91 deaths reported on Sunday

Published on Monday, January 4, 2021 | 5:00 am
 

Los Angeles County on Sunday reported 12,488 new cases of COVID-19 and 91 additional deaths, but also a slight decrease in the number of coronavirus patients in county hospitals.

A total of 7,544 COVID-19 patients were hospitalized with the virus, with 21% in intensive care, according to the Los Angeles County Department of Public Health. That’s a decrease from the 7,627 patients reported on Saturday.

The decrease in hospitalizations moves hospitals across the region closer to regaining 15 percent of their ICU capacity which is required for some Pasadena businesses to reopen. 

The county’s totals for the entire pandemic are now 818,639 cases and 10,773 fatalities.

The caseload has doubled in the past month.

Conditions remain dire at hospitals in the county, with ambulances waiting up to eight hours to off-load patients, leading to a shortage of paramedic crews on the streets and longer 911 response times.

“Our deepest condolences go out to the many families mourning a loved one who passed away from COVID-19 and you remain in our thoughts as we begin this new year,” Public Health Director Barbara Ferrer said Saturday.

“The strategy for stopping the surge is fairly straightforward. When people stay away from other people, the virus cannot spread as it is doing now. The more we stay home and the more we avoid in-person activities with other people we don’t live with, the more we reduce the spread of the virus.

“While health officer orders create the framework for protecting each other, it is our actions that stop people from being hospitalized and dying,” Ferrer said. “When we follow the public health safety directives with intention, we avoid getting and transmitting COVID-19; this is how we stop the surge.”

Amid the unfolding disaster, the U.S. Army Corps of Engineers sent experts to help with the oxygen delivery systems at six of the county’s older hospitals, state officials announced Friday.

“The current surge of patients … it’s kind of a hidden disaster,” said Cathy Chidester, director of the county Emergency Medical Services agency, earlier this week. “It’s not a fire. It’s not an earthquake. It’s not a train wreck that’s right in the public view and they can see what is happening and they can avoid that area. It’s all happening behind the doors of households and hospitals. So nobody is really, the general public, is not really seeing what is going on.”

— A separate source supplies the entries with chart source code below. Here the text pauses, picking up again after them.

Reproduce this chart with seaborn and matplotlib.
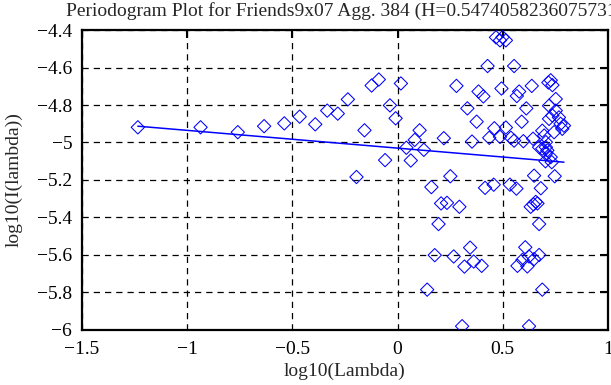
"""
Periodogram plot for Friends9x07, aggregation level 384
Log-log periodogram with least-squares fit (Hurst estimate in title)
"""

import numpy as np
import pandas as pd
import matplotlib
matplotlib.use('Agg')
import matplotlib.pyplot as plt
import seaborn as sns

# log10(Lambda) values of the periodogram points
log_lambda = [
    -1.234, -0.936, -0.759, -0.634, -0.538, -0.465, -0.391, -0.334, -0.284, -0.236,
    -0.157, -0.195, -0.123, -0.089, -0.036, 0.016, -0.009, -0.059, 0.063, 0.105,
    0.082, 0.042, 0.125, 0.220, 0.161, 0.141, 0.177, 0.195, 0.207, 0.235,
    0.294, 0.251, 0.267, 0.345, 0.362, 0.318, 0.400, 0.307, 0.280, 0.332,
    0.376, 0.354, 0.385, 0.408, 0.428, 0.416, 0.457, 0.436, 0.460, 0.487,
    0.515, 0.494, 0.468, 0.499, 0.515, 0.487, 0.554, 0.539, 0.554, 0.534,
    0.565, 0.578, 0.567, 0.638, 0.612, 0.590, 0.598, 0.644, 0.688, 0.673,
    0.705, 0.705, 0.728, 0.703, 0.733, 0.649, 0.681, 0.747, 0.633, 0.657,
    0.665, 0.646, 0.673, 0.607, 0.570, 0.594, 0.625, 0.617, 0.649, 0.673,
    0.688, 0.625, 0.717, 0.736, 0.728, 0.752, 0.720, 0.720, 0.752, 0.767,
    0.775, 0.791, 0.783, 0.744, 0.697, 0.705, 0.688, 0.712, 0.736,
]

# log10(I(lambda)) values of the periodogram points
log_power = [
    -4.919, -4.919, -4.945, -4.913, -4.898, -4.862, -4.903, -4.830, -4.846, -4.770,
    -4.935, -5.184, -4.696, -4.664, -4.802, -4.685, -4.871, -5.094, -5.096, -4.935,
    -4.986, -5.028, -5.039, -4.977, -5.238, -5.785, -5.601, -5.435, -5.325, -5.322,
    -5.343, -5.180, -5.608, -5.561, -5.635, -5.662, -5.658, -5.980, -4.698, -4.818,
    -4.889, -4.995, -4.728, -4.754, -4.592, -5.242, -5.225, -4.975, -4.924, -4.970,
    -4.920, -4.712, -4.439, -4.438, -4.455, -4.455, -4.592, -4.975, -4.990, -5.225,
    -5.246, -4.728, -4.752, -4.698, -4.818, -4.889, -4.993, -4.980, -4.937, -5.025,
    -5.025, -5.060, -5.078, -5.100, -5.105, -5.177, -5.244, -5.180, -5.343, -5.317,
    -5.325, -5.330, -5.435, -5.559, -5.658, -5.626, -5.608, -5.661, -5.622, -5.600,
    -5.785, -5.980, -4.680, -4.694, -4.668, -4.768, -4.804, -4.874, -4.830, -4.866,
    -4.900, -4.910, -4.927, -4.945, -4.963, -4.998, -5.033, -5.042, -4.856,
]

# least-squares fit (slope = 1 - 2H)
fit_slope = -0.0948
fit_intercept = -5.030

title_text = 'Periodogram Plot for Friends9x07 Agg. 384 (H=0.5474058236075731)'
x_ticks = [-1.5, -1, -0.5, 0, 0.5, 1]
y_ticks = [-6, -5.8, -5.6, -5.4, -5.2, -5, -4.8, -4.6, -4.4]


def fmt_tick(v):
    """MATLAB style tick label with a real minus sign"""
    s = f'{v:g}'
    return s.replace('-', '\u2212')


def main():
    df = pd.DataFrame({'log_lambda': log_lambda, 'log_power': log_power})

    sns.set_style('white')
    plt.rcParams['font.family'] = ['Liberation Serif', 'DejaVu Serif']

    fig = plt.figure(figsize=(6.11, 3.85), dpi=100)
    ax = fig.add_axes([0.134, 0.143, 0.861, 0.779])

    # Periodogram points: open blue diamonds
    sns.scatterplot(data=df, x='log_lambda', y='log_power', marker='D', s=46,
                    facecolors='none', edgecolor='blue', linewidth=0.75, ax=ax, zorder=3)

    # Fitted line across the data range
    x_fit = np.array([df['log_lambda'].min(), df['log_lambda'].max()])
    ax.plot(x_fit, fit_slope * x_fit + fit_intercept, color='blue', linewidth=1.1, zorder=4)

    ax.set_xlim(-1.5, 1)
    ax.set_ylim(-6, -4.4)
    ax.set_xticks(x_ticks)
    ax.set_xticklabels([fmt_tick(v) for v in x_ticks])
    ax.set_yticks(y_ticks)
    ax.set_yticklabels([fmt_tick(v) for v in y_ticks])

    ax.grid(True, color='black', linestyle=(0, (5, 4)), linewidth=0.9)
    ax.set_axisbelow(True)
    ax.tick_params(direction='in', length=6, width=1.5, top=True, right=True,
                   labelsize=14, colors='black')
    ax.tick_params(axis='y', pad=7)
    ax.tick_params(axis='x', pad=8)
    for spine in ax.spines.values():
        spine.set_color('black')
        spine.set_linewidth(1.6)

    ax.set_xlabel('log10(Lambda)', fontsize=14, labelpad=3)
    ax.set_ylabel('log10(I(lambda))', fontsize=14, labelpad=10)
    ax.set_title(title_text, fontsize=14, pad=10)

    fig.savefig('out.png', dpi=100)
    plt.close(fig)


if __name__ == "__main__":
    main()
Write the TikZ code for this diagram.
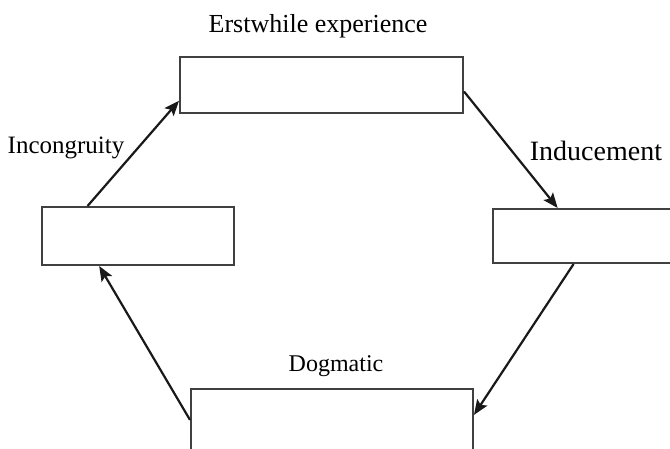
\documentclass[tikz,border=0pt]{standalone}
\usepackage{fontspec}
\setmainfont{Liberation Serif}
\usetikzlibrary{arrows.meta,calc}
\begin{document}
\begin{tikzpicture}[x=1pt,y=-1pt,
  box/.style={draw=black!75,line width=2pt,fill=white,inner sep=0pt},
  conn/.style={draw=black!90,line width=2.2pt,-{Stealth[length=15pt,width=12pt,inset=3pt]}},
  lbl/.style={font=\fontsize{24}{28}\selectfont,inner sep=0pt}]
\clip (0,0) rectangle (670,448);
\useasboundingbox (0,0) rectangle (670,448);
\fill[white] (0,0) rectangle (670,448);
\node[box,minimum width=283pt,minimum height=56pt] (top) at (321.5,84.5) {};
\node[box,minimum width=192pt,minimum height=58pt] (left) at (138,236) {};
\node[box,minimum width=197pt,minimum height=54pt] (right) at (591.5,236) {};
\node[box,minimum width=282pt,minimum height=82pt] (bottom) at (332,430) {};
\node[lbl,font=\fontsize{26}{30}\selectfont] (t1) at (318,26) {Erstwhile experience};
\node[lbl,font=\fontsize{25}{30}\selectfont] (t2) at (66,148) {Incongruity};
\node[lbl,font=\fontsize{28}{32}\selectfont] (t3) at (596,151) {Inducement};
\node[lbl,font=\fontsize{24}{28}\selectfont] (t4) at (336,366) {Dogmatic};
\draw[conn] ($(left.north west)!0.24!(left.north east)$) -- ($(top.north west)!0.78!(top.south west)$);
\draw[conn] ($(top.north east)!0.62!(top.south east)$) -- ($(right.north west)!0.33!(right.north east)$);
\draw[conn] ($(right.south west)!0.41!(right.south east)$) -- ($(bottom.north east)!0.32!(bottom.south east)$);
\draw[conn] ($(bottom.north west)!0.38!(bottom.south west)$) -- ($(left.south west)!0.30!(left.south east)$);
\end{tikzpicture}
\end{document}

Chidester said there are reports of hospitals being so overwhelmed that ambulances are waiting seven or eight hours in emergency bays, forcing patients to be treated in the ambulance. But more importantly, the delay is keeping the ambulances out of service, leaving them unable to respond to additional emergency medical calls, she said.

“We’re running out of ambulances, and our response to 911 calls is getting longer and longer,”’ Chidester said.

In the Antelope Valley, Chidester said, the county is using ambulances and ambulance companies “that are not traditionally 911-response ambulances” just to keep up with the demand.